In conjunction with heating of the melt in the ladle, it is of importance that the burner flame cause as slight a chemical action as possible on the melt. In this instance, it proves that the elements in the melt will be oxidised in a natural manner. The elements possessing the greatest oxygen affinity will be oxidized first and, when complete reduction has been reached, oxidation of the next element will occur, and so on.

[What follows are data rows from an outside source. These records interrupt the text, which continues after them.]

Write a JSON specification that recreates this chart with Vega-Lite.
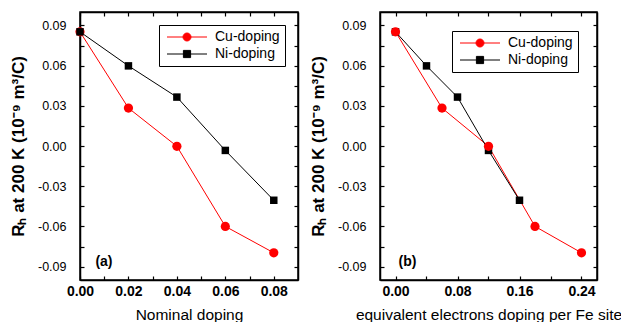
{
  "$schema": "https://vega.github.io/schema/vega-lite/v6.json",
  "padding": {"left": 8, "top": 10, "right": 0, "bottom": 0},
  "spacing": 8,
  "resolve": {"scale": {"color": "independent", "stroke": "independent", "shape": "independent", "size": "independent"}, "legend": {"color": "independent", "stroke": "independent", "shape": "independent", "size": "independent"}},
  "data": {"values": [
    {"series": "Cu-doping", "nominal": 0, "equiv": 0, "rh": 0.0852},
    {"series": "Cu-doping", "nominal": 0.02, "equiv": 0.06, "rh": 0.0283},
    {"series": "Cu-doping", "nominal": 0.04, "equiv": 0.12, "rh": -0.0002},
    {"series": "Cu-doping", "nominal": 0.06, "equiv": 0.18, "rh": -0.06},
    {"series": "Cu-doping", "nominal": 0.08, "equiv": 0.24, "rh": -0.0797},
    {"series": "Ni-doping", "nominal": 0, "equiv": 0, "rh": 0.0852},
    {"series": "Ni-doping", "nominal": 0.02, "equiv": 0.04, "rh": 0.0598},
    {"series": "Ni-doping", "nominal": 0.04, "equiv": 0.08, "rh": 0.0365},
    {"series": "Ni-doping", "nominal": 0.06, "equiv": 0.12, "rh": -0.0033},
    {"series": "Ni-doping", "nominal": 0.08, "equiv": 0.16, "rh": -0.0405}
  ]},
  "hconcat": [
    {
      "width": 218,
      "height": 268,
      "resolve": {"scale": {"x": "independent", "y": "independent"}, "axis": {"x": "independent", "y": "independent"}},
      "layer": [
        {
          "mark": {"type": "line", "strokeWidth": 1},
          "encoding": {
            "x": {"field": "nominal", "type": "quantitative", "scale": {"domain": [0, 0.09], "nice": false, "zero": false},
              "axis": {"orient": "bottom", "title": "Nominal doping", "ticks": true, "tickSize": -4, "domain": true, "labelFlush": false, "labelOverlap": false, "values": [0, 0.01, 0.02, 0.03, 0.04, 0.05, 0.06, 0.07, 0.08], "labelExpr": "abs(datum.value * 50 - round(datum.value * 50)) < 0.001 ? format(datum.value, '.2f') : ''", "labelFontWeight": "bold", "labelFontSize": 14, "labelPadding": 8, "titleFontSize": 15.5, "titleFontWeight": "normal", "titlePadding": 9}},
            "y": {"field": "rh", "type": "quantitative", "scale": {"domain": [-0.1, 0.1], "nice": false, "zero": false},
              "axis": {"orient": "left", "title": "Rₕ at 200 K (10⁻⁹ m³/C)", "ticks": true, "tickSize": -4, "domain": true, "labelFlush": false, "labelOverlap": false, "values": [-0.09, -0.075, -0.06, -0.045, -0.03, -0.015, 0, 0.015, 0.03, 0.045, 0.06, 0.075, 0.09], "labelExpr": "abs(datum.value / 0.03 - round(datum.value / 0.03)) < 0.001 ? replace(format(datum.value, '.2f'), '−', '-') : ''", "labelFontSize": 12.5, "labelPadding": 18, "titleFontSize": 17, "titleFontWeight": "bold", "titlePadding": 10}},
            "stroke": {"field": "series", "type": "nominal", "scale": {"range": ["#ff0000", "#000000"]}, "legend": null}
          }
        },
        {
          "mark": {"type": "point", "filled": true, "opacity": 1},
          "encoding": {
            "x": {"field": "nominal", "type": "quantitative", "scale": {"domain": [0, 0.09], "nice": false, "zero": false},
              "axis": {"orient": "top", "title": null, "labels": false, "domain": true, "ticks": true, "tickSize": -4, "values": [0, 0.01, 0.02, 0.03, 0.04, 0.05, 0.06, 0.07, 0.08]}},
            "y": {"field": "rh", "type": "quantitative", "scale": {"domain": [-0.1, 0.1], "nice": false, "zero": false},
              "axis": {"orient": "right", "title": null, "labels": false, "domain": true, "ticks": true, "tickSize": -4, "values": [-0.09, -0.075, -0.06, -0.045, -0.03, -0.015, 0, 0.015, 0.03, 0.045, 0.06, 0.075, 0.09]}},
            "color": {"field": "series", "type": "nominal", "scale": {"domain": ["Cu-doping", "Ni-doping"], "range": ["#ff0000", "#000000"]},
              "legend": {"title": null, "orient": "top-right", "offset": 13, "strokeColor": "black", "fillColor": "white", "padding": 5, "symbolOffset": 16, "labelOffset": 21, "rowPadding": 3, "labelFontSize": 14, "symbolSize": 64, "symbolOpacity": 1, "symbolStrokeWidth": 1,
                "symbolType": {"expr": "datum.value === 'Cu-doping' ? 'M-5,0H5M1,0A1,1,0,1,1,-1,0A1,1,0,1,1,1,0Z' : 'M-5,0H5M-0.9,-0.9H0.9V0.9H-0.9Z'"},
                "symbolStrokeColor": {"expr": "datum.value === 'Cu-doping' ? '#ff0000' : '#000000'"}}},
            "shape": {"field": "series", "type": "nominal", "scale": {"range": ["circle", "square"]}, "legend": null},
            "size": {"field": "series", "type": "nominal", "scale": {"range": [85, 56]}, "legend": null},
            "order": {"field": "series", "type": "nominal", "sort": "ascending"}
          }
        },
        {
          "data": {"values": [{"lx": 0.0099, "ly": -0.0868, "label": "(a)"}]},
          "mark": {"type": "text", "fontWeight": "bold", "fontSize": 14, "font": "Liberation Sans", "color": "black"},
          "encoding": {
            "x": {"field": "lx", "type": "quantitative", "scale": {"domain": [0, 0.09], "nice": false, "zero": false}, "axis": null},
            "y": {"field": "ly", "type": "quantitative", "scale": {"domain": [-0.1, 0.1], "nice": false, "zero": false}, "axis": null},
            "text": {"field": "label"}
          }
        }
      ]
    },
    {
      "width": 217,
      "height": 268,
      "resolve": {"scale": {"x": "independent", "y": "independent"}, "axis": {"x": "independent", "y": "independent"}},
      "layer": [
        {
          "mark": {"type": "line", "strokeWidth": 1},
          "encoding": {
            "x": {"field": "equiv", "type": "quantitative", "scale": {"domain": [-0.02, 0.26], "nice": false, "zero": false},
              "axis": {"orient": "bottom", "title": "equivalent electrons doping per Fe site", "ticks": true, "tickSize": -4, "domain": true, "labelFlush": false, "labelOverlap": false, "values": [0, 0.04, 0.08, 0.12, 0.16, 0.2, 0.24], "labelExpr": "abs(datum.value * 12.5 - round(datum.value * 12.5)) < 0.001 ? format(datum.value, '.2f') : ''", "labelFontWeight": "bold", "labelFontSize": 14, "labelPadding": 8, "titleFontSize": 15.5, "titleFontWeight": "normal", "titlePadding": 9}},
            "y": {"field": "rh", "type": "quantitative", "scale": {"domain": [-0.1, 0.1], "nice": false, "zero": false},
              "axis": {"orient": "left", "title": "Rₕ at 200 K (10⁻⁹ m³/C)", "ticks": true, "tickSize": -4, "domain": true, "labelFlush": false, "labelOverlap": false, "values": [-0.09, -0.075, -0.06, -0.045, -0.03, -0.015, 0, 0.015, 0.03, 0.045, 0.06, 0.075, 0.09], "labelExpr": "abs(datum.value / 0.03 - round(datum.value / 0.03)) < 0.001 ? replace(format(datum.value, '.2f'), '−', '-') : ''", "labelFontSize": 12.5, "labelPadding": 18, "titleFontSize": 17, "titleFontWeight": "bold", "titlePadding": 10}},
            "stroke": {"field": "series", "type": "nominal", "scale": {"range": ["#ff0000", "#000000"]}, "legend": null}
          }
        },
        {
          "mark": {"type": "point", "filled": true, "opacity": 1},
          "encoding": {
            "x": {"field": "equiv", "type": "quantitative", "scale": {"domain": [-0.02, 0.26], "nice": false, "zero": false},
              "axis": {"orient": "top", "title": null, "labels": false, "domain": true, "ticks": true, "tickSize": -4, "values": [0, 0.04, 0.08, 0.12, 0.16, 0.2, 0.24]}},
            "y": {"field": "rh", "type": "quantitative", "scale": {"domain": [-0.1, 0.1], "nice": false, "zero": false},
              "axis": {"orient": "right", "title": null, "labels": false, "domain": true, "ticks": true, "tickSize": -4, "values": [-0.09, -0.075, -0.06, -0.045, -0.03, -0.015, 0, 0.015, 0.03, 0.045, 0.06, 0.075, 0.09]}},
            "color": {"field": "series", "type": "nominal", "scale": {"domain": ["Cu-doping", "Ni-doping"], "range": ["#ff0000", "#000000"]},
              "legend": {"title": null, "orient": "top-right", "offset": 19, "strokeColor": "black", "fillColor": "white", "padding": 5, "symbolOffset": 16, "labelOffset": 21, "rowPadding": 3, "labelFontSize": 14, "symbolSize": 64, "symbolOpacity": 1, "symbolStrokeWidth": 1,
                "symbolType": {"expr": "datum.value === 'Cu-doping' ? 'M-5,0H5M1,0A1,1,0,1,1,-1,0A1,1,0,1,1,1,0Z' : 'M-5,0H5M-0.9,-0.9H0.9V0.9H-0.9Z'"},
                "symbolStrokeColor": {"expr": "datum.value === 'Cu-doping' ? '#ff0000' : '#000000'"}}},
            "shape": {"field": "series", "type": "nominal", "scale": {"range": ["circle", "square"]}, "legend": null},
            "size": {"field": "series", "type": "nominal", "scale": {"range": [85, 56]}, "legend": null},
            "order": {"field": "series", "type": "nominal", "sort": "descending"}
          }
        },
        {
          "data": {"values": [{"lx": 0.0155, "ly": -0.0868, "label": "(b)"}]},
          "mark": {"type": "text", "fontWeight": "bold", "fontSize": 14, "font": "Liberation Sans", "color": "black"},
          "encoding": {
            "x": {"field": "lx", "type": "quantitative", "scale": {"domain": [-0.02, 0.26], "nice": false, "zero": false}, "axis": null},
            "y": {"field": "ly", "type": "quantitative", "scale": {"domain": [-0.1, 0.1], "nice": false, "zero": false}, "axis": null},
            "text": {"field": "label"}
          }
        }
      ]
    }
  ],
  "config": {
    "font": "Liberation Sans",
    "view": {"stroke": "black", "strokeWidth": 1.5},
    "axis": {"grid": false, "labelColor": "black", "titleColor": "black", "tickColor": "black", "tickWidth": 1.2, "domainColor": "black", "domainWidth": 1.5, "labelFont": "Liberation Sans", "titleFont": "Liberation Sans"},
    "legend": {"labelFont": "Liberation Sans", "labelColor": "black"}
  }
}
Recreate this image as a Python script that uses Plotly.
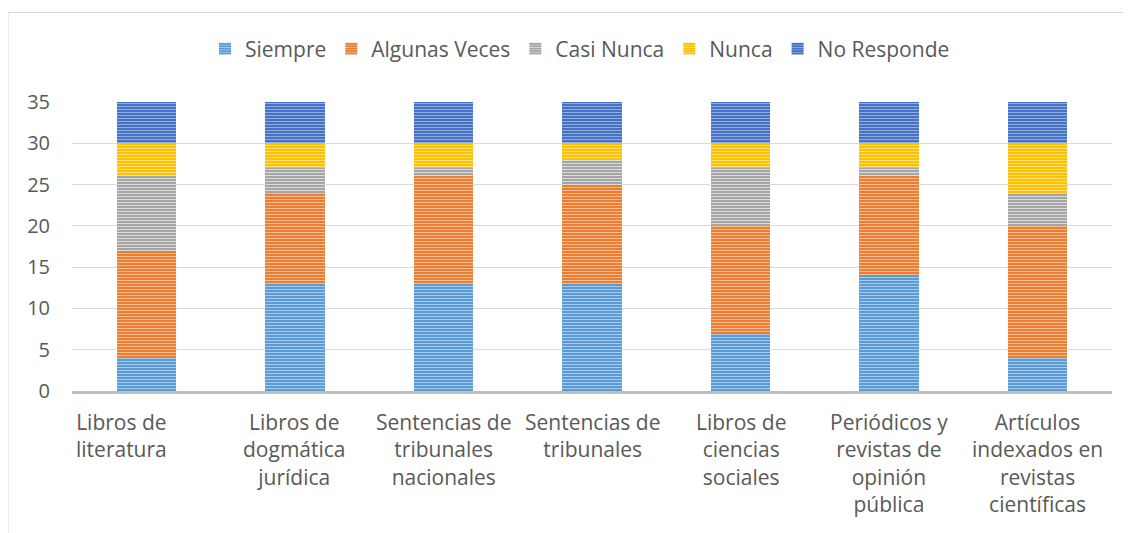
import plotly.graph_objects as go

categories = [
    "Libros de<br>literatura",
    "Libros de<br>dogmática<br>jurídica",
    "Sentencias de<br>tribunales<br>nacionales",
    "Sentencias de<br>tribunales",
    "Libros de<br>ciencias<br>sociales",
    "Periódicos y<br>revistas de<br>opinión<br>pública",
    "Artículos<br>indexados en<br>revistas<br>científicas",
]
siempre = [4, 13, 13, 13, 7, 14, 4]
algunas_veces = [13, 11, 13, 12, 13, 12, 16]
casi_nunca = [9, 3, 1, 3, 7, 1, 4]
nunca = [4, 3, 3, 2, 3, 3, 6]
no_responde = [5, 5, 5, 5, 5, 5, 5]

series = [
    ("Siempre", siempre, "#5B9BD5", "#A9CBEB"),
    ("Algunas Veces", algunas_veces, "#ED7D31", "#F6BC96"),
    ("Casi Nunca", casi_nunca, "#A5A5A5", "#DADADA"),
    ("Nunca", nunca, "#FFC000", "#FFDF7F"),
    ("No Responde", no_responde, "#4472C4", "#93ABDD"),
]

FONT = "Open Sans, Liberation Sans, sans-serif"
TXT = "#595959"

fig = go.Figure()
for name, vals, col, stripe in series:
    fig.add_trace(go.Bar(
        name=name, x=list(range(len(categories))), y=vals,
        marker=dict(color=col, line=dict(width=0),
                    pattern=dict(shape="-", size=3, solidity=0.35,
                                 fgcolor=stripe, bgcolor=col, fillmode="replace")),
    ))

# page offset of 8px (body margin) is compensated below
OFF = 8
W, H = 1131, 533
L, R, T, B = 72 - OFF, 19 + OFF, 102 - OFF, 142 + OFF
pw, ph = W - L - R, H - T - B
base = H - B  # pixel y of value 0 within figure

label_shift = [-25, 0, 0, 0, 0, 0, 0]
for i, c in enumerate(categories):
    fig.add_annotation(x=i, y=0, xref="x", yref="paper", yanchor="top",
                       text=c, showarrow=False, yshift=-15, xshift=label_shift[i],
                       font=dict(family=FONT, size=21, color=TXT), align="center")

fig.add_shape(type="rect", xref="paper", yref="paper",
              x0=(7.5 - OFF + 0.5 - L) / pw, x1=(W + 20 - L) / pw,
              y0=-(H + 20 - base) / ph, y1=(base - (12.5 - OFF)) / ph,
              line=dict(color="#D9D9D9", width=1), layer="below")

fig.update_layout(
    width=W, height=H, barmode="stack", bargap=0.6,
    margin=dict(l=L, r=R, t=T, b=B, autoexpand=False),
    paper_bgcolor="white", plot_bgcolor="white",
    font=dict(family=FONT, size=20, color=TXT),
    legend=dict(orientation="h", x=(580 - OFF - L) / pw, xanchor="center",
                y=(base - (49 - OFF)) / ph, yanchor="middle",
                font=dict(family=FONT, size=21, color=TXT),
                traceorder="normal", itemwidth=30),
    xaxis=dict(range=[-0.5, len(categories) - 0.5], showticklabels=False,
               showgrid=False, showline=True, linewidth=3, linecolor="#BFBFBF",
               ticks="", zeroline=False, fixedrange=True),
    yaxis=dict(range=[0, 35], dtick=5, showgrid=True, gridcolor="#D9D9D9", gridwidth=1,
               zeroline=False, showline=False, ticks="", ticklabelstandoff=21,
               tickfont=dict(family=FONT, size=20, color=TXT)),
)

fig.write_html("out.html")
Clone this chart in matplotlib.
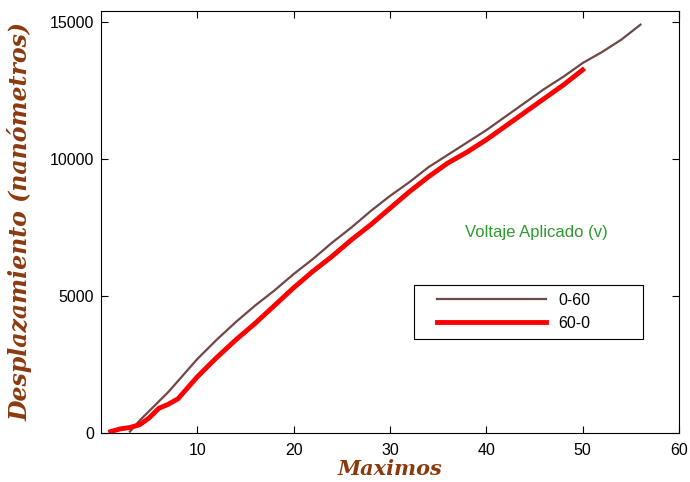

The results of measurement of the hydrogen content show that burner operation occasions no alteration to the flame compositions examined.

Claims

1. A head for a ladle comprising:

a horizontal part and a vertical part, both parts having inside walls provided with a refractory material;

at least one burner disposed in said horizontal part for supplying liquid or gaseous fuel and oxygen gas for heating the melt in the ladle;

retaining means for the burner mounted on said horizontal part for axial movement of said burner in relation to the surface of the melt bath and adapted for adjustment of an angle between the vertical line of the burner and the surface of the melt bath;

said vertical part including an upper and a lower cylindrical part, said lower part having an outer diameter of the cylinder wall smaller than the inner diameter of the ladle wall, and extends axially so as to substantially cover the ladle wall between the head and the surface of the melt bath, said upper part including horizontally disposed passage means in which lances are arranged, for supplying oxygen to the space between the head and the surface of the melt bath; and wherein

a portion of the total quantity of the oxygen supplied to the head being fed to the burner and the remaining portion being fed to the lances, the oxygen gas fed through the lances providing a rotational movement of the body of gas beneath the head for increasing the thermal transmitting capacity.

2. A head for a ladle according to claim 1 wherein said lances are disposed parallel to the melt surface and rotatable in the horizontal plane with respect to the radius of the head in the pivotal point within the angular range from 10° to 80°.